Unchallenged by the Iranians, the Iraqi copters started carrying S-5 rocket pods for strikes against Iranian trenches. Desperate to stop Iraq’s Mi-8s, one Iranian artillery observer—we agreed to call him Capt. L—came up with a radical idea.

He proposed to use 155-millimeter artillery shells with time-delay fuses to at least harass Iraqi helicopters. The observer reported the routine path of Iraqi helicopters and the artillerymen set the fuses to explode at the same altitude.

The results were surprising.

“I spelled the code on my radio and a few seconds later the mountainous view in front of me started to fill with orange flashes and black dots,” Capt. L says. “In my binoculars I was chasing the lead helicopter. A shell exploded right above its rotor. It was like the explosion pushed down the shaft and set the fuselage ablaze, but the rotor continued to fly and hit a ridge to the right of our position.”
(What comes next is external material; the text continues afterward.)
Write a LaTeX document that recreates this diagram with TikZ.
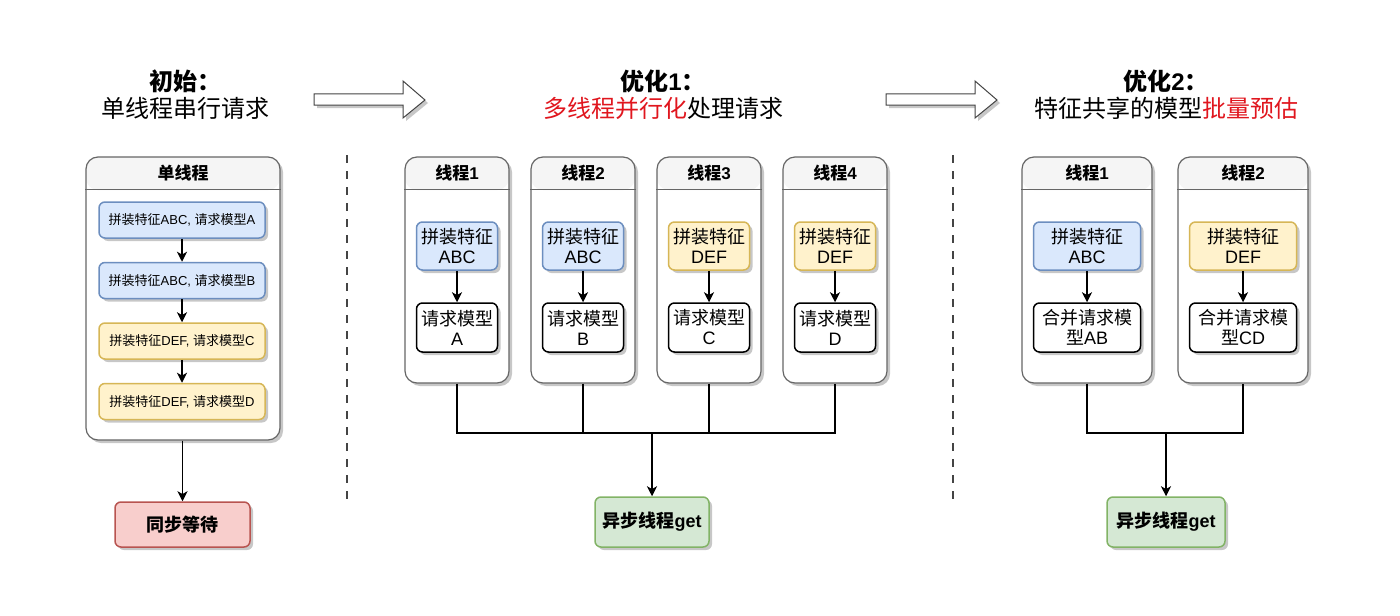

Today the Iranians claim to have shot down eight Iraqi helicopters in just two days. While this numbers might be an exaggeration, the artillery experiment at least proved that improvised anti-aircraft measures can work.

Iranian anti-helicopter rockets. Photo via Iranian Internet forum

The experience was so sweet for the Iranians that they pursued the idea even after the war, but with another type of artillery. In 2011 the Iranian armed forces introduced the Arash anti-aircraft artillery system, based on the Grad rocket.

An Arash can be seen at the top of this story, in a photo we pulled from an Iranian Internet forum.

The system consists of a revolver launcher and an electro-optical sensor to correct aiming based on explosion signatures. The first successful test was against a stationary target at an altitude of 1,000 meters.

Another interesting prototype first appeared in a parade in 2009. It basically was a ZSU-23–2 anti-aircraft artillery piece with Hydra-70 rockets instead of guns.

A basic Grad rocket in theory can reach an altitude of 7,800 meters. A larger 240-millimeter rocket can reach 18,000 meters.

Aiming poses a unique challenge. Rebels would need precise measurement equipment to aim their rockets and precisely set time-delay fuses. Today anyone with Internet access can track the approximate locations civilian airliners.

Binoculars with long-range laser range finders and commercial GPS navigation systems can be an enormous help in aiming. The rockets’ wide lethal radius mitigates the targeting problem. The lethal blast radius of a 240-millimeter rocket is 300 meters.

Letting civilian airliners to fly over Ukraine war zone was a mistake with a drastic penalty. How long before rebels and militants in Iraq and Syria realize they too might be able to shoot down civilian planes?